The petitioner wished to place a 'desk type' ledger stone in the churchyard. The Rector had indicted that she would object, as the type of stone was not covered by the churchyards regulations, which require ledger stones to be laid flush with the ground. However, the incumbent had recently approved such a stone, and there were other examples of the type of stone in the same area of the churchyard. Following the departure of the rector, one of the churchwardens objected to the stone. The Deputy Chancellor granted a faculty on the basis that (a) there was nothing offensive about the desk-style ledger stones which populate the particular area of the churchyard; (b) there were already several examples of the type of stone in that area; and (c) he was concerned that the church should be seen to be acting consistently towards applicants

The Petitioner requested a memorial designed as an open book, in memory of his brother, to match an existing memorial in memory of his mother. Faculty granted. Chancellor: "… having regard to the exceptional pastoral case made by the petitioner for having a memorial resembling that of the deceased's mother, I would be prepared to authorise one in this instance as an exception to the general rule on the basis that it did genuinely resemble that of the deceased's mother."

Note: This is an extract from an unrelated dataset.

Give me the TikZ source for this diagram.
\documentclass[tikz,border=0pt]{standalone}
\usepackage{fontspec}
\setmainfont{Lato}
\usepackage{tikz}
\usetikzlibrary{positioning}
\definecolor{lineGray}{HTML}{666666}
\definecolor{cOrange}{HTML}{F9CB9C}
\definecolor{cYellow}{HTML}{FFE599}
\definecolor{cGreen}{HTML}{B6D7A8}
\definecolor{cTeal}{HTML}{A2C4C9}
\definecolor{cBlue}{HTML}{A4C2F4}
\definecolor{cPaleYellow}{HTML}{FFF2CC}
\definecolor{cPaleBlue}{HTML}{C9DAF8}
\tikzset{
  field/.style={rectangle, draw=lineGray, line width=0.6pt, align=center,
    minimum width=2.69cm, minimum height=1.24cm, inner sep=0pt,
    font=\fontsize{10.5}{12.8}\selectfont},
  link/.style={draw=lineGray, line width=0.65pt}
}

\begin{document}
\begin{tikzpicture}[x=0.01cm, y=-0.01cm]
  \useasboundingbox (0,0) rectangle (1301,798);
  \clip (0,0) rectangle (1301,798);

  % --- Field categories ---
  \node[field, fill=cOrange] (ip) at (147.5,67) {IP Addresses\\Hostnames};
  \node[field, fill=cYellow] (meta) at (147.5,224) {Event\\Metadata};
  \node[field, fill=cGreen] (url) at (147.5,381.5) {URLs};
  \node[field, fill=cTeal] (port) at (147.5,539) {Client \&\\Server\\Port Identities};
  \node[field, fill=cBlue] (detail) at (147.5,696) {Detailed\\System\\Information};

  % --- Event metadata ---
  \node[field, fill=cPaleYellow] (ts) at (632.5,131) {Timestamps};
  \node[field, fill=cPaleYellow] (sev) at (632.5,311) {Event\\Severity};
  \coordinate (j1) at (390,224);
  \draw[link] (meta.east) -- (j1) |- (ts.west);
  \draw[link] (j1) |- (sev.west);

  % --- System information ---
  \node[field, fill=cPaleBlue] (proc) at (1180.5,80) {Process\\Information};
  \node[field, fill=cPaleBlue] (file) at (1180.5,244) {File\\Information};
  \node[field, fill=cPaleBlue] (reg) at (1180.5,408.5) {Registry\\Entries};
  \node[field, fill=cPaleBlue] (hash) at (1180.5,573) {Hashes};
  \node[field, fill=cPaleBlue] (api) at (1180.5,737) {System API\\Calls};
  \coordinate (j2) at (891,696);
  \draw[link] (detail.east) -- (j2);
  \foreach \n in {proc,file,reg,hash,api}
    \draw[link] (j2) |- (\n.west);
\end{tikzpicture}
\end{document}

The petitioner wished to erect a memorial to her late husband. The proposal was for a honed dark grey granite stone with, in the top quarter, a photograph of her husband standing on a beach, holding a surfboard, and the the inscription to be picked out in white. A churchwarden made a formal objection. The Diocesan Advisory Committee did not support the application. The Chancellor refused permission for the design as proposed, but said that he would agree to an etching of a surfboard only, and that he would approve the use of a stone lighter than the dark shade of granite proposed. A revised design would have to be approved by the Chancellor before a faculty issued.

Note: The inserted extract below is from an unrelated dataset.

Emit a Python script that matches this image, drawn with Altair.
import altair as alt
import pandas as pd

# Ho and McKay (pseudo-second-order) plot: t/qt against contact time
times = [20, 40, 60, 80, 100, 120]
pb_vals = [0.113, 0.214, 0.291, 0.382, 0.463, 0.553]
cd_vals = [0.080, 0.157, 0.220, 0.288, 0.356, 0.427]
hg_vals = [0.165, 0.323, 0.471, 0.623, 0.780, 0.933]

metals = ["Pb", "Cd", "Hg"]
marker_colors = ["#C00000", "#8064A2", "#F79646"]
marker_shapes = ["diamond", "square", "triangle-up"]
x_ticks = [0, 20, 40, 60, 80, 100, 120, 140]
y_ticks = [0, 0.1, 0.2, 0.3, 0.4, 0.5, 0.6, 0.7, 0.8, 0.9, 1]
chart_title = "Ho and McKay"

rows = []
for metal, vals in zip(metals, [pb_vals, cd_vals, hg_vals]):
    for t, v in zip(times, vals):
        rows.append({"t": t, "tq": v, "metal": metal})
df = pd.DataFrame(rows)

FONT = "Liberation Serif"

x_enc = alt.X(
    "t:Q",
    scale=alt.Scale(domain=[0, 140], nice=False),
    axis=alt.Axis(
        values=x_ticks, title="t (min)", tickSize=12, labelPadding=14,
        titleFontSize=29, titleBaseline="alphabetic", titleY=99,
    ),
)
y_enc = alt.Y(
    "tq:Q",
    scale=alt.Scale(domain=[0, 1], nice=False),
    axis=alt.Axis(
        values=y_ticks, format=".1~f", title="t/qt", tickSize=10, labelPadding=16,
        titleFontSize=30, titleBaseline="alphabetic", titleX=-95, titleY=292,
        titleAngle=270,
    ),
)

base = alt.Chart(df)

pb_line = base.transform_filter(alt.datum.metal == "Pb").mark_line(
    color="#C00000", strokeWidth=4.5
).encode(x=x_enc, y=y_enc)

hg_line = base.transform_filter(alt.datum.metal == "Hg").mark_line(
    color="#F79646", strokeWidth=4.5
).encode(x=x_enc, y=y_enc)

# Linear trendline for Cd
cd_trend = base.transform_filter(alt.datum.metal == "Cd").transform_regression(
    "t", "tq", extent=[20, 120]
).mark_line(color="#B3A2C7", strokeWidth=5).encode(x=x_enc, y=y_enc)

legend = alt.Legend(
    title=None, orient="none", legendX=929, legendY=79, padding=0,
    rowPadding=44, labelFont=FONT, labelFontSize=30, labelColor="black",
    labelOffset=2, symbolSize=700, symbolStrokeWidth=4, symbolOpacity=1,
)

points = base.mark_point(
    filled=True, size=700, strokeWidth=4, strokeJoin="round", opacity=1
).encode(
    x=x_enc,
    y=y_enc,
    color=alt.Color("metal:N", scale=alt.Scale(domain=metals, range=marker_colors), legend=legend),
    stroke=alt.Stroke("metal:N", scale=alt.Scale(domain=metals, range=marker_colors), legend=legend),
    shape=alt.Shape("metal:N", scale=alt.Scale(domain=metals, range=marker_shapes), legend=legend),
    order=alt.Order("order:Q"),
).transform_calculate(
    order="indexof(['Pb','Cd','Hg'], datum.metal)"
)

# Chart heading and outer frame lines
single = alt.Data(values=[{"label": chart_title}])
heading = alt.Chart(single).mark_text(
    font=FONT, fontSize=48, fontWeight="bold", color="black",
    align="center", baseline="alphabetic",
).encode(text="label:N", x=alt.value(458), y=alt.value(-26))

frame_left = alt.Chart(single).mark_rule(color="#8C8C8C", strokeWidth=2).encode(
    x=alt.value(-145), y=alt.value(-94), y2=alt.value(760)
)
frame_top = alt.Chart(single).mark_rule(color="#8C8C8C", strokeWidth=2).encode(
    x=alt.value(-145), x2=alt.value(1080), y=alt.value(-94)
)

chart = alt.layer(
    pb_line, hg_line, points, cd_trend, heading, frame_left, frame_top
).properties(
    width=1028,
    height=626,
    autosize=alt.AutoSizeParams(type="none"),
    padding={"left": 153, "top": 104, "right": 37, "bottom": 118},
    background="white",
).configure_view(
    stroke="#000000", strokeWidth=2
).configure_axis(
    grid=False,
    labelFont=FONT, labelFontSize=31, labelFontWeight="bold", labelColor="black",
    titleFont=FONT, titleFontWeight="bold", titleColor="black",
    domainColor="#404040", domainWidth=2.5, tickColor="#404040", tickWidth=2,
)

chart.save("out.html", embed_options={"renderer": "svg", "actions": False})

The Chancellor agreed to the design of a memorial stone including an etching of two sailboards against a background of the sea, but refused to permit a black stone. Reversing an early decision, he allowed the use of South African grey or Rustenburg grey stone.

The cremated remains of the petitioner's son, a former Royal Marine, had been interred in an area of the churchyard set aside by faculty for the interment of cremated remains. The faculty stated that any interment may be marked by "a ledger stone or vase block". The churchyards regulations provide that "any burial without a headstone may have a horizontal stone ledger 9 inches (or 225mm) square, set flush with the turf." The petitioner wishes to have a headstone, measuring 20" wide by 12" high and 2" deep, on a base plinth, with a horizontal stone ledger measuring 3 feet by 2 feet. Very extensive inscriptions were proposed.The Chancellor was not prepared to grant a faculty, but indicated that he might be prepared to authorise a compromise proposal, in accordance with further advice from the Diocesan Advisory Committee.

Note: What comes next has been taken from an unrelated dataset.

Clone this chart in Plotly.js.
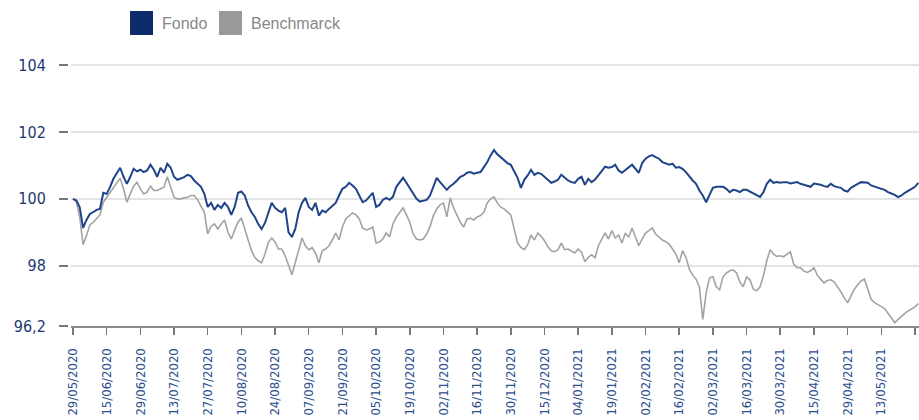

After considering the judgments of the Chancellor of the Diocese of Durham in [2018] ECC Dur 2, [2021] Dur 2, and  [2021] Dur 3, the Auditor of the Chancery Court of York refused permission to appeal against the Chancellor's decision that a ledger stone bearing an enamelled photograph should be removed from an area of the churchyard set aside for cremated remains.

In October 2019, the Chancellor had granted a faculty for an upright memorial stone to mark the interment of cremated remains in an area of the churchyard set aside by faculty for cremated remains, notwithstanding that the specification for the memorial was not within the terms of the faculty setting aside the area or within the diocesan churchyard rules.  The memorial was in memory of the petitioner's son, who had been a Royal Marine Commando. A year later a horizontal ledger stone, bearing an enamelled photograph, appeared next to the headstone. The incumbent tried without success to find out from the petitioner how the ledger stone had come to be installed, and so referred the matter, via the Registry, to the Chancellor. The Chancellor directed that the ledger stone should be removed.